The Stanley-Whitman House, located in the historic village of Farmington, was built about 1720. It was originally thought to have been built circa 1660 because of its overhang construction. It is a National Historical Landmark house museum furnished with period antiques to reflect the everyday activities of colonial life in Connecticut. Surrounding the house are period raised bed gardens, an apple orchard, and heritage stone walls. The house has been owned by farmers, a weaver, a shoemaker and a justice of the peace. Descendants of the Whitman family inhabited the house until 1922.
The public service areas of the museum, constructed in 2004, include a modern classroom, a period tavern room, post-and-beam Welcome Center, research library, exhibit gallery, and collection storage area. Digital projects include Digital Farmington, a blog and map that highlight the history of the Farmington Valley, and The History of Captive People, a project that documents the history of enslavement and bondage in Farmington.
The museum manages Memento Mori, Farmington’s ancient cemetery on Main Street, and the Village Green. It is located near the intersection of Rtes. 4 and 10.

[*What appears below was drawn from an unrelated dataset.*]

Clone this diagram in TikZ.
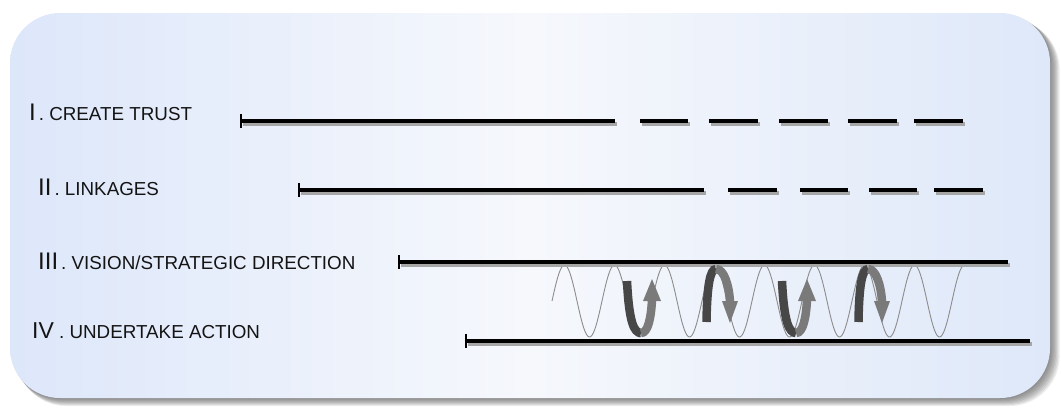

Louis B. Wright, the great historian of arts and culture, considered the Stanley-Whitman House one of the best examples of the late medieval tradition in New England house-building. In his book The Arts in America (62-63), Wright called it as typical of its time and place as any that could be found. He assumed, as others had, that the house was constructed about 1660. When architectural historian J. Frederick Kelly restored the house in 1934 and 1935, he too thought it a product of the seventeenth century. Only later did extensive research by a Yale University-led archaeological team reveal it was not constructed until 1720. The museum was then redesigned to showcase two time periods: 1725 to 1735, when Mary and Thomas Smith occupied the house, and 1736–1772, when the first generation of Whitmans lived there. A Farmington High School archaeological field school in May, 2012, also uncovered further objects on the property.
The first dwelling house was initially constructed by John Stanley, Jr., but he probably never resided there. Ebenezer Steele purchased the property and expanded the structure. Steele was both a farmer and a weaver, and the house today has a display room devoted to the local eighteenth century weaver's craft complete with a loom. The house passed to Steele's daughter, Mary Smith, who sold the house in 1735 to Rev. Samuel Whitman.

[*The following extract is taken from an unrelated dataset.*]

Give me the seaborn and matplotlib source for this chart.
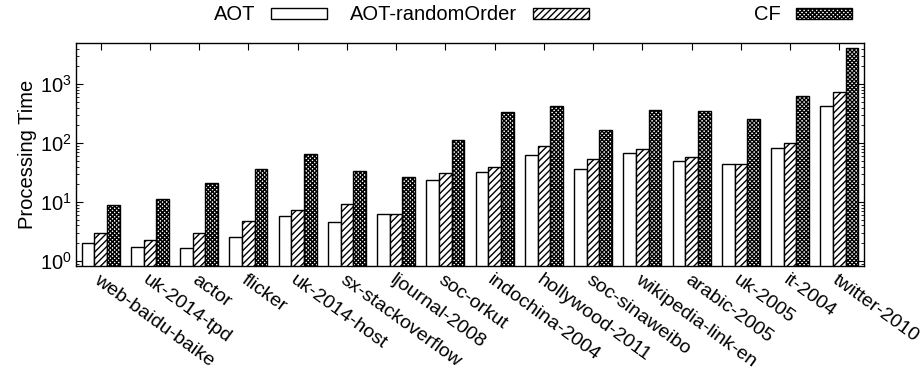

The house's most prominent owner, Solomon Whitman, was a shoemaker, farmer and justice of the peace. His legal papers are housed at the Connecticut State Library and reveal a man whose views on punishment gained acceptance in the Connecticut General Assembly. Whitman eschewed corporal punishments for the most part, but he did advocate binding individuals in servitude if they stole goods worth more than forty shillings.
In 1839 a ship, La Amistad, transporting 53 illegally captured Mende people from Sierra Leone, was traveling around Cuba to deliver the enslaved to plantations. The captives mutinied and sailed the ship northward. Forty-four surviving captives sailed the ship to Long Island, New York, where they were taken into custody aboard the USS Washington. They were first jailed in New Haven. After 18 months of trials and appeals, the United States Supreme Court declared them free people. While they awaited their return home, they resided in Farmington, and some of them worked in the kitchen at the Stanley-Whitman House. Farmington residents helped raise funds for the Mendes' return to Africa.
The Stanley-Whitman House preserves Farmington's local history, but its volunteers add to historical research with the Captive Peoples project, Digital Farmington, and other contributions. Twice-yearly symposia, Fall and Spring, focus on local history.
Highlights in the Collections:
The Stanley-Whitman House has many items of material culture from the 17th through the 19th centuries. Although the objects mainly reflect the possessions of the English colonists who settled Farmington and their descendants, there are items that reflect the Tunxis and African cultures. A basket made by Pually Mossuck (Tunxis-Wangunk-Quinnipiac-Mohegan) whose family was prominent in the Brothertown Movement is on display. Five items connected to the Amistad include a “Kitchen Directory” listing the household tasks that the captive Mende were to perform, a watercolor of “Josheph Cinquez,” a letter from the Mende captives to the lawyer and congressman, John Quincy Adams, a canteen carved from a coconut shell supposed to be from the Amistad and a buttermold said to have been carved by Cinque.